The simultaneous move, a massive headcount reduction coupled with a double-digit salary increase, is a bold, high-stakes gamble aimed at curbing insider fraud and protecting the integrity of a franchise that delivered a net profit of Shs52.1 billion in the nine months leading up to September.
The 2,000 Exits Over Suspicious Fraud
The mass termination was triggered by an internal ethics and conduct audit. The matter reportedly started with a comprehensive internal audit focused on employee integrity.
The audit flagged suspicious inflows of funds from customers into individual staff accounts and mobile wallets.
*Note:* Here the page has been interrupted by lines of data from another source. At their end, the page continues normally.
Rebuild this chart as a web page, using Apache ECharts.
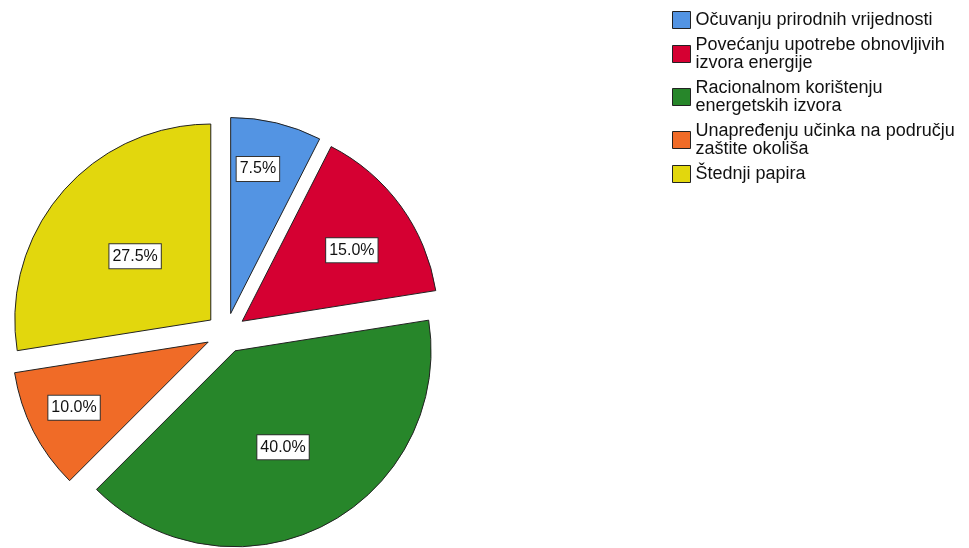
<!DOCTYPE html>
<html>
<head>
<meta charset="utf-8">
<script src="https://cdn.jsdelivr.net/npm/echarts@6/dist/echarts.min.js"></script>
<style>
  html, body { margin: 0; padding: 0; background: #fff; }
  #chart { width: 969px; height: 548px; }
</style>
</head>
<body>
<div id="chart"></div>
<script>
// ---- data ----
const categories = [
  'Očuvanju prirodnih vrijednosti',
  'Povećanju upotrebe obnovljivih\nizvora energije',
  'Racionalnom korištenju\nenergetskih izvora',
  'Unapređenju učinka na području\nzaštite okoliša',
  'Štednji papira'
];
const percentages = [7.5, 15.0, 40.0, 10.0, 27.5];

// ---- styles ----
const colors = ['#5394e3', '#d50032', '#27862a', '#f06b27', '#e2d70d'];
const PIE_R = 196;
// label placement (fraction of radius, direction in degrees clockwise from top)
const labelRadiusFrac = [0.75, 0.66, 0.52, 0.74, 0.50];
const labelAngleDeg = [10.4, 56.0, 152.8, 245.0, 311.5];
const LABEL_DY = 3;

const total = percentages.reduce((a, b) => a + b, 0);
const midAngles = [];
{
  let acc = 0;
  percentages.forEach(v => {
    midAngles.push((acc + v / 2) / total * 2 * Math.PI);
    acc += v;
  });
}

const chart = echarts.init(document.getElementById('chart'), null, { renderer: 'canvas' });
const option = {
  animation: false,
  color: colors,
  legend: {
    orient: 'vertical',
    left: 672,
    top: 11,
    padding: 0,
    itemWidth: 18,
    itemHeight: 17,
    itemGap: 7,
    icon: 'rect',
    selectedMode: false,
    itemStyle: { borderColor: '#222', borderWidth: 1 },
    textStyle: {
      fontFamily: 'Liberation Sans, Arial, sans-serif',
      fontSize: 18,
      lineHeight: 18,
      color: '#111'
    },
    data: categories
  },
  series: [{
    type: 'pie',
    center: [226, 333],
    radius: PIE_R,
    startAngle: 90,
    clockwise: true,
    selectedMode: 'multiple',
    selectedOffset: 20,
    avoidLabelOverlap: false,
    itemStyle: { borderColor: '#222', borderWidth: 1 },
    select: { itemStyle: { borderColor: '#222', borderWidth: 1 } },
    emphasis: { disabled: true },
    label: {
      show: true,
      position: 'inside',
      formatter: p => p.value.toFixed(1) + '%',
      fontFamily: 'Liberation Sans, Arial, sans-serif',
      fontSize: 16,
      lineHeight: 18,
      color: '#111',
      backgroundColor: '#fff',
      borderColor: '#333',
      borderWidth: 1,
      padding: [3, 3, 3, 3]
    },
    labelLine: { show: false },
    labelLayout: function (params) {
      const i = params.dataIndex;
      const a = labelAngleDeg[i] * Math.PI / 180;
      const f = labelRadiusFrac[i] * PIE_R;
      const h = 0.5 * PIE_R;
      return {
        dx: f * Math.sin(a) - h * Math.sin(midAngles[i]),
        dy: -f * Math.cos(a) + h * Math.cos(midAngles[i]) + LABEL_DY
      };
    },
    data: categories.map((name, i) => ({
      name: name,
      value: percentages[i],
      selected: true
    }))
  }]
};
chart.setOption(option);
</script>
</body>
</html>
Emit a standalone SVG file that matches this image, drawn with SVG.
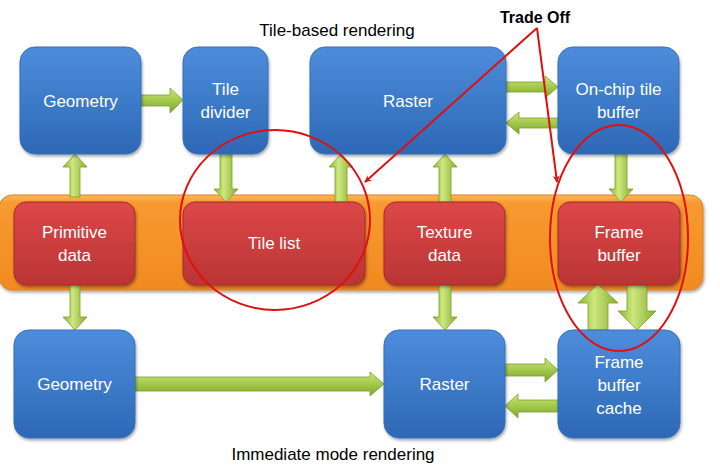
<svg xmlns="http://www.w3.org/2000/svg" width="720" height="468" viewBox="0 0 720 468">
<defs>
<linearGradient id="gBlue" x1="0" y1="0" x2="0" y2="1">
<stop offset="0" stop-color="#4d8ddb"/><stop offset="1" stop-color="#2d68b6"/>
</linearGradient>
<linearGradient id="gRed" x1="0" y1="0" x2="0" y2="1">
<stop offset="0" stop-color="#dc4848"/><stop offset="1" stop-color="#bb3434"/>
</linearGradient>
<linearGradient id="gOrange" x1="0" y1="0" x2="0" y2="1">
<stop offset="0" stop-color="#fbb860"/><stop offset="0.08" stop-color="#f89a30"/><stop offset="1" stop-color="#f08a20"/>
</linearGradient>
<linearGradient id="gGreenV" x1="0" y1="0" x2="1" y2="0">
<stop offset="0" stop-color="#8cb536"/><stop offset="0.4" stop-color="#cde77e"/><stop offset="1" stop-color="#86ae30"/>
</linearGradient>
<linearGradient id="gGreenH" x1="0" y1="0" x2="0" y2="1">
<stop offset="0" stop-color="#cde77e"/><stop offset="0.45" stop-color="#a6cc4f"/><stop offset="1" stop-color="#7fa52c"/>
</linearGradient>
<filter id="sh" x="-10%" y="-10%" width="130%" height="130%">
<feDropShadow dx="1" dy="2" stdDeviation="1.5" flood-color="#000" flood-opacity="0.35"/>
</filter>
<marker id="redHead" viewBox="0 0 10 10" refX="9" refY="5" markerWidth="7" markerHeight="7" orient="auto-start-reverse" markerUnits="userSpaceOnUse">
<path d="M0,0 L10,5 L0,10 L3,5 z" fill="#e01010"/>
</marker>
</defs>
<style>
.blue{fill:url(#gBlue);stroke:#356fbb;stroke-width:1;filter:url(#sh)}
.red{fill:url(#gRed);stroke:#a52a2a;stroke-width:1;filter:url(#sh)}
.lbl{font-family:"Liberation Sans",Arial,sans-serif;font-size:17px;fill:#ffffff;text-anchor:middle}
.ttl{font-family:"Liberation Sans",Arial,sans-serif;font-size:17px;fill:#000;text-anchor:middle}
.av{fill:url(#gGreenV);stroke:#7a9e2a;stroke-width:0.8}
.ah{fill:url(#gGreenH);stroke:#7a9e2a;stroke-width:0.8}
.ann{fill:none;stroke:#e01010;stroke-width:2}
</style>
<rect width="720" height="468" fill="#ffffff"/>

<g id="band">
<rect x="-1" y="195" width="704" height="95" rx="13" fill="url(#gOrange)" stroke="#e0801c" stroke-width="1" filter="url(#sh)"/>
</g>

<g id="connectors">
<polygon class="av" points="75,154 87,167 80,167 80,197 70,197 70,167 63,167"/>
<polygon class="av" points="226,202 238,189 232,189 232,154 220,154 220,189 214,189"/>
<polygon class="av" points="341,154 353,167 347,167 347,202 335,202 335,167 329,167"/>
<polygon class="av" points="445,154 457,167 451,167 451,202 439,202 439,167 433,167"/>
<polygon class="av" points="621,202 633,189 627,189 627,154 615,154 615,189 609,189"/>
<polygon class="av" points="75,330 87,317 80,317 80,285 70,285 70,317 63,317"/>
<polygon class="av" points="445,330 457,317 451,317 451,285 439,285 439,317 433,317"/>
<polygon class="av" points="598,284 618,303 608,303 608,330 588,330 588,303 578,303"/>
<polygon class="av" points="637,330 656,311 647,311 647,285 627,285 627,311 618,311"/>
<polygon class="ah" points="183,100 170,88 170,95 141,95 141,106 170,106 170,113"/>
<polygon class="ah" points="558,87 545,76 545,82 506,82 506,92 545,92 545,98"/>
<polygon class="ah" points="506,123 519,112 519,118 558,118 558,128 519,128 519,134"/>
<polygon class="ah" points="384,384 370,372 370,377 135,377 135,391 370,391 370,396"/>
<polygon class="ah" points="558,370 545,358 545,364 505,364 505,376 545,376 545,382"/>
<polygon class="ah" points="505,406 518,394 518,400 558,400 558,412 518,412 518,418"/>
</g>

<g id="geometry-top"><rect class="blue" x="20" y="47" width="121" height="107" rx="15"/><text class="lbl" x="80.5" y="107">Geometry</text></g>
<g id="tile-divider"><rect class="blue" x="183" y="47" width="85" height="107" rx="15"/><text class="lbl" x="225.5" y="95">Tile</text><text class="lbl" x="225.5" y="118">divider</text></g>
<g id="raster-top"><rect class="blue" x="310" y="47" width="196" height="107" rx="15"/><text class="lbl" x="408" y="107">Raster</text></g>
<g id="onchip-tile-buffer"><rect class="blue" x="558" y="47" width="121" height="107" rx="15"/><text class="lbl" x="618.5" y="95">On-chip tile</text><text class="lbl" x="618.5" y="118">buffer</text></g>

<g id="primitive-data"><rect class="red" x="14" y="202" width="121" height="83" rx="12"/><text class="lbl" x="74.5" y="238">Primitive</text><text class="lbl" x="74.5" y="261">data</text></g>
<g id="tile-list"><rect class="red" x="183" y="202" width="182" height="83" rx="12"/><text class="lbl" x="274" y="249">Tile list</text></g>
<g id="texture-data"><rect class="red" x="384" y="202" width="121" height="83" rx="12"/><text class="lbl" x="444.5" y="238">Texture</text><text class="lbl" x="444.5" y="261">data</text></g>
<g id="frame-buffer"><rect class="red" x="558" y="202" width="122" height="83" rx="12"/><text class="lbl" x="619" y="238">Frame</text><text class="lbl" x="619" y="261">buffer</text></g>

<g id="geometry-bottom"><rect class="blue" x="14" y="330" width="121" height="108" rx="15"/><text class="lbl" x="74.5" y="390">Geometry</text></g>
<g id="raster-bottom"><rect class="blue" x="384" y="330" width="121" height="108" rx="15"/><text class="lbl" x="444.5" y="390">Raster</text></g>
<g id="frame-buffer-cache"><rect class="blue" x="558" y="330" width="122" height="108" rx="15"/><text class="lbl" x="619" y="368">Frame</text><text class="lbl" x="619" y="391">buffer</text><text class="lbl" x="619" y="414">cache</text></g>

<text class="ttl" x="337" y="36">Tile-based rendering</text>
<text class="ttl" x="333" y="460">Immediate mode rendering</text>

<g id="annotations">
<ellipse class="ann" cx="275" cy="220" rx="95" ry="90"/>
<ellipse class="ann" cx="619" cy="238" rx="69" ry="113"/>
<line class="ann" x1="537" y1="28" x2="365" y2="182" marker-end="url(#redHead)"/>
<line class="ann" x1="537" y1="28" x2="557" y2="182" marker-end="url(#redHead)"/>
<text x="535" y="23" font-family="Liberation Sans,Arial,sans-serif" font-size="16" font-weight="bold" fill="#000" text-anchor="middle">Trade Off</text>
</g>
</svg>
Employees who were unable to provide adequate justification for these customer-linked funds were deemed to violate the bank’s ethics policy and were subsequently exited.
Consequences
Those terminated received only basic dues, forfeiting long service benefits, a strong signal of the group’s zero-tolerance policy towards conflicts of interest and insider dealings.
Shared Prosperity and Rewarding Integrity
In a countermeasure designed to boost morale, incentivize honest conduct, and stabilise the workforce after the massive clean-up, Equity Group implemented sweeping salary increases.
The remaining staff received an average salary increase of 20%, which was retroactively backdated by two months.
However, despite the significant headcount reduction, the group’s staff costs rose sharply by 19.2% in the nine months to September, pushing the total wage bill to Shs28.5 billion.
The lender also raised its entry-level permanent salary in Kenya from approximately Shs65,000 to about Shs116,00. This move is part of the bank’s formalised “shared prosperity” policy, which explicitly ties employee remuneration more closely to the financial performance and ethical success of the business.
Betting on Conduct and Compliance
Management is betting that the combination of significantly better pay and dramatically tougher ethical standards will create an environment where the incentive to commit fraud is drastically reduced.
The bank is simultaneously investing heavily in its risk mitigation infrastructure.
Increase in Compliance Training
Spending on compliance and ethics training surged by 167% in 2024. Staff are now required to take mandatory courses covering critical areas such as anti-bribery, fraud awareness, and data privacy.
This new organisational culture aims to protect Equity Group’s extensive and diverse operations, spanning banking, insurance, investment banking, telecoms, and fintech across its six operating countries, ensuring its continued stability as East Africa’s most profitable financial institution.